Instructions for the task:
Set the listing down again exactly, please, apart from its pictures.

----------

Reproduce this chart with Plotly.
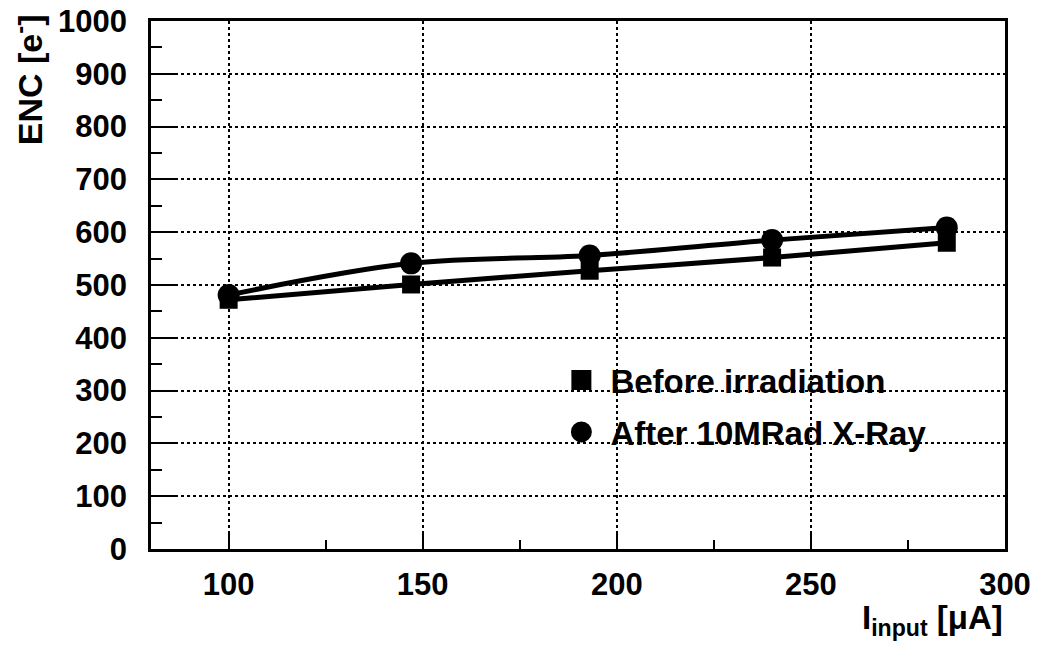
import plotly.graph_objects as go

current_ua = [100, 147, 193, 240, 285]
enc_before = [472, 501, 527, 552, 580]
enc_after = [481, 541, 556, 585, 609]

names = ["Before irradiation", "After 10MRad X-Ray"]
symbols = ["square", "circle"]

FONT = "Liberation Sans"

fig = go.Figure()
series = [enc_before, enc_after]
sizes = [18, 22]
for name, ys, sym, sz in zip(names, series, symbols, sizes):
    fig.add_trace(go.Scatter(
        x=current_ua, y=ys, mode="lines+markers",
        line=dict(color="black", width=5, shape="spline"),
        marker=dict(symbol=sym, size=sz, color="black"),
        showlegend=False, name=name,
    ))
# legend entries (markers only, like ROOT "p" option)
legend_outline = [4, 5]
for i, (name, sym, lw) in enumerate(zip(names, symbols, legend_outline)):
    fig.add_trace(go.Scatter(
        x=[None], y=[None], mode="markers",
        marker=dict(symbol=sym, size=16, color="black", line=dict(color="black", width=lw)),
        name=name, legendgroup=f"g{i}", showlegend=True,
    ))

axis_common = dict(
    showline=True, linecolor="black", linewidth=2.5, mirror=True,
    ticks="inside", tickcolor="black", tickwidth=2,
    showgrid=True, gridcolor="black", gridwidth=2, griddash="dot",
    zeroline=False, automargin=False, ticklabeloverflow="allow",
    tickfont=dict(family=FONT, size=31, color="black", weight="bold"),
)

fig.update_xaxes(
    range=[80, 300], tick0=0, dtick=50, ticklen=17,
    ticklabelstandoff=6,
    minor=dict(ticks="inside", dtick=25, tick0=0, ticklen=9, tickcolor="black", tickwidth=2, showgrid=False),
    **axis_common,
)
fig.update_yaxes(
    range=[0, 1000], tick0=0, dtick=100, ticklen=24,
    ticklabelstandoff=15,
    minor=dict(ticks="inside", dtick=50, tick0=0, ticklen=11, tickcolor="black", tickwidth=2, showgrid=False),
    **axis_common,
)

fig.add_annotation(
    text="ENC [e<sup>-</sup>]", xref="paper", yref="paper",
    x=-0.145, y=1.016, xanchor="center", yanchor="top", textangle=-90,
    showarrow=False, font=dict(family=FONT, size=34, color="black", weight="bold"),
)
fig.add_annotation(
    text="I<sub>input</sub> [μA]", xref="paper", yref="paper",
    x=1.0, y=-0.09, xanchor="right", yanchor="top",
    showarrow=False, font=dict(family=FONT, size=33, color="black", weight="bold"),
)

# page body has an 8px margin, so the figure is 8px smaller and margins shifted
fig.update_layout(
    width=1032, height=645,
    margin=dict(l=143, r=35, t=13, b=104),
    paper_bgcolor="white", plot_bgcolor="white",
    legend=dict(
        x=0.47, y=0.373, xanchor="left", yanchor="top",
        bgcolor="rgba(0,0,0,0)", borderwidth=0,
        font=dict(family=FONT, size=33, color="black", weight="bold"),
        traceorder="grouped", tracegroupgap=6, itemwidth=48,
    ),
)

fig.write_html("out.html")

----------

Reply to the exercise:
Reproduce this chart with Plotly.
import plotly.graph_objects as go

current_ua = [100, 147, 193, 240, 285]
enc_before = [472, 501, 527, 552, 580]
enc_after = [481, 541, 556, 585, 609]

names = ["Before irradiation", "After 10MRad X-Ray"]
symbols = ["square", "circle"]

FONT = "Liberation Sans"

fig = go.Figure()
series = [enc_before, enc_after]
sizes = [18, 22]
for name, ys, sym, sz in zip(names, series, symbols, sizes):
    fig.add_trace(go.Scatter(
        x=current_ua, y=ys, mode="lines+markers",
        line=dict(color="black", width=5, shape="spline"),
        marker=dict(symbol=sym, size=sz, color="black"),
        showlegend=False, name=name,
    ))
# legend entries (markers only, like ROOT "p" option)
legend_outline = [4, 5]
for i, (name, sym, lw) in enumerate(zip(names, symbols, legend_outline)):
    fig.add_trace(go.Scatter(
        x=[None], y=[None], mode="markers",
        marker=dict(symbol=sym, size=16, color="black", line=dict(color="black", width=lw)),
        name=name, legendgroup=f"g{i}", showlegend=True,
    ))

axis_common = dict(
    showline=True, linecolor="black", linewidth=2.5, mirror=True,
    ticks="inside", tickcolor="black", tickwidth=2,
    showgrid=True, gridcolor="black", gridwidth=2, griddash="dot",
    zeroline=False, automargin=False, ticklabeloverflow="allow",
    tickfont=dict(family=FONT, size=31, color="black", weight="bold"),
)

fig.update_xaxes(
    range=[80, 300], tick0=0, dtick=50, ticklen=17,
    ticklabelstandoff=6,
    minor=dict(ticks="inside", dtick=25, tick0=0, ticklen=9, tickcolor="black", tickwidth=2, showgrid=False),
    **axis_common,
)
fig.update_yaxes(
    range=[0, 1000], tick0=0, dtick=100, ticklen=24,
    ticklabelstandoff=15,
    minor=dict(ticks="inside", dtick=50, tick0=0, ticklen=11, tickcolor="black", tickwidth=2, showgrid=False),
    **axis_common,
)

fig.add_annotation(
    text="ENC [e<sup>-</sup>]", xref="paper", yref="paper",
    x=-0.145, y=1.016, xanchor="center", yanchor="top", textangle=-90,
    showarrow=False, font=dict(family=FONT, size=34, color="black", weight="bold"),
)
fig.add_annotation(
    text="I<sub>input</sub> [μA]", xref="paper", yref="paper",
    x=1.0, y=-0.09, xanchor="right", yanchor="top",
    showarrow=False, font=dict(family=FONT, size=33, color="black", weight="bold"),
)

# page body has an 8px margin, so the figure is 8px smaller and margins shifted
fig.update_layout(
    width=1032, height=645,
    margin=dict(l=143, r=35, t=13, b=104),
    paper_bgcolor="white", plot_bgcolor="white",
    legend=dict(
        x=0.47, y=0.373, xanchor="left", yanchor="top",
        bgcolor="rgba(0,0,0,0)", borderwidth=0,
        font=dict(family=FONT, size=33, color="black", weight="bold"),
        traceorder="grouped", tracegroupgap=6, itemwidth=48,
    ),
)

fig.write_html("out.html")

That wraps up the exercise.